The three faults at the south end of the profile occupy a zone about 750 m wide. The zone lies on strike with and about 1 km west of exposures of steeply dipping to overturned Tertiary rocks mapped by Yount and Gower (1991). Based on truncated reflections and dip changes, fault "A" has cut the Tertiary section. Above fault "A", Pleistocene beds have not been noticeably broken but are gently folded. Within the fault zone south of fault "A", the Tertiary-Quaternary contact is placed above a local angular unconformity that coincides with a contrast in seismic facies (higher reflection amplitude and continuity in the inferred Quaternary). Two southern faults (labeled "B") appear to cut the lower part of the Quaternary section, and there is a small anticline that folds the lower Quaternary section in the hanging wall of the southernmost fault.

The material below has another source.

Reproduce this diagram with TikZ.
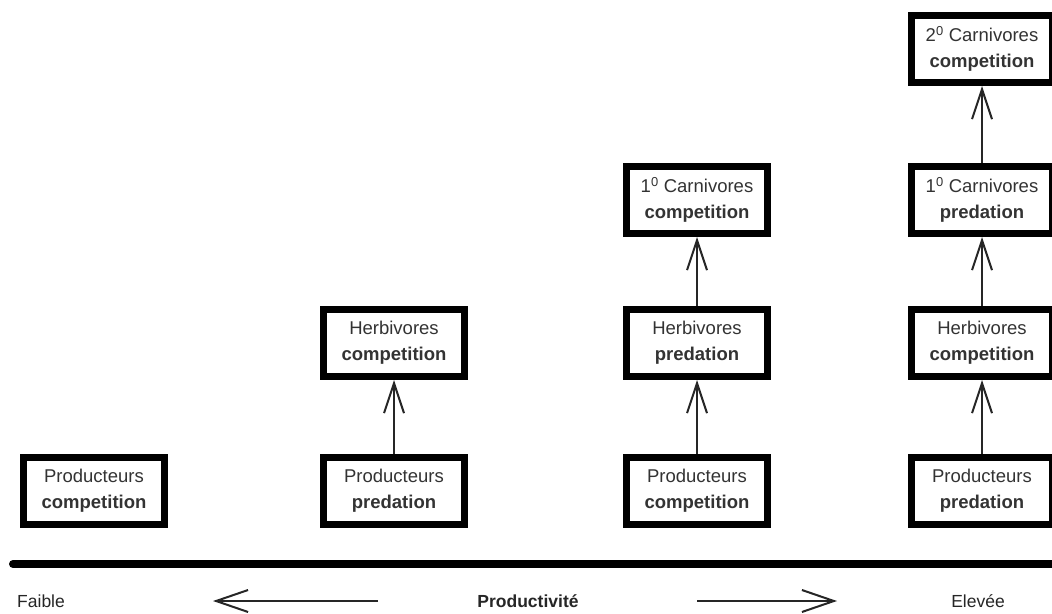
\documentclass[tikz,border=0pt]{standalone}
\usepackage{fontspec}
\setmainfont{Liberation Sans}
\usetikzlibrary{arrows.meta}
\tikzset{
  level/.style={draw=black, line width=7pt, fill=white, minimum width=141pt, minimum height=67pt,
    inner sep=0pt, align=center, text=black!80, font=\fontsize{18.5}{26}\selectfont},
  link/.style={draw=black!85, line width=2pt, -{Straight Barb[length=30pt,width=20pt,line width=2pt]}},
  prodarrow/.style={draw=black!85, line width=2pt, -{Straight Barb[length=32pt,width=22pt,line width=2pt]}},
  lbl/.style={text=black!85, font=\fontsize{17.5}{21}\selectfont, inner sep=0pt}
}
\begin{document}
\begin{tikzpicture}[x=1pt,y=-1pt]
\useasboundingbox (0,0) rectangle (1052,613);
% column 1
\node[level] (p1) at (94,491) {Producteurs\\\textbf{competition}};
% column 2
\node[level] (p2) at (394,491) {Producteurs\\\textbf{predation}};
\node[level] (h2) at (394,343) {Herbivores\\\textbf{competition}};
% column 3
\node[level] (p3) at (697,491) {Producteurs\\\textbf{competition}};
\node[level] (h3) at (697,343) {Herbivores\\\textbf{predation}};
\node[level] (c3) at (697,200) {1\textsuperscript{0} Carnivores\\\textbf{competition}};
% column 4
\node[level] (p4) at (982,491) {Producteurs\\\textbf{predation}};
\node[level] (h4) at (982,343) {Herbivores\\\textbf{competition}};
\node[level] (c4) at (982,200) {1\textsuperscript{0} Carnivores\\\textbf{predation}};
\node[level] (d4) at (982,49) {2\textsuperscript{0} Carnivores\\\textbf{competition}};
% links
\draw[link] (p2.north) -- (h2.south);
\draw[link] (p3.north) -- (h3.south);
\draw[link] (h3.north) -- (c3.south);
\draw[link] (p4.north) -- (h4.south);
\draw[link] (h4.north) -- (c4.south);
\draw[link] (c4.north) -- (d4.south);
% axis
\coordinate (axL) at (13,564);
\coordinate (axR) at (1060,564);
\draw[line width=8pt, line cap=round] (axL) -- (axR);
% labels
\node[lbl, anchor=west] (faible) at (17,601) {Faible};
\node[lbl] (prod) at (528,601) {\textbf{Productivité}};
\node[lbl] (elev) at (978,601) {Elevée};
\coordinate (la) at (378,601);
\coordinate (lb) at (213,601);
\coordinate (ra) at (697,601);
\coordinate (rb) at (837,601);
\draw[prodarrow] (la) -- (lb);
\draw[prodarrow] (ra) -- (rb);
\end{tikzpicture}
\end{document}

Our seismic-reflection profiles through Hood Canal (Fig. 2A) reveal considerable deformation and faulting in Tertiary strata and complex depositional patterns in Quaternary deposits that have been affected by faulting. However these profiles do not reveal a north-verging fault zone bounded on the north by a large sedimentary basin, such as that observed on seismic profiles to the east. Johnson and others (1994) proposed that the Seattle fault does not extend west as far as Hood Canal, a hypothesis supported by our data.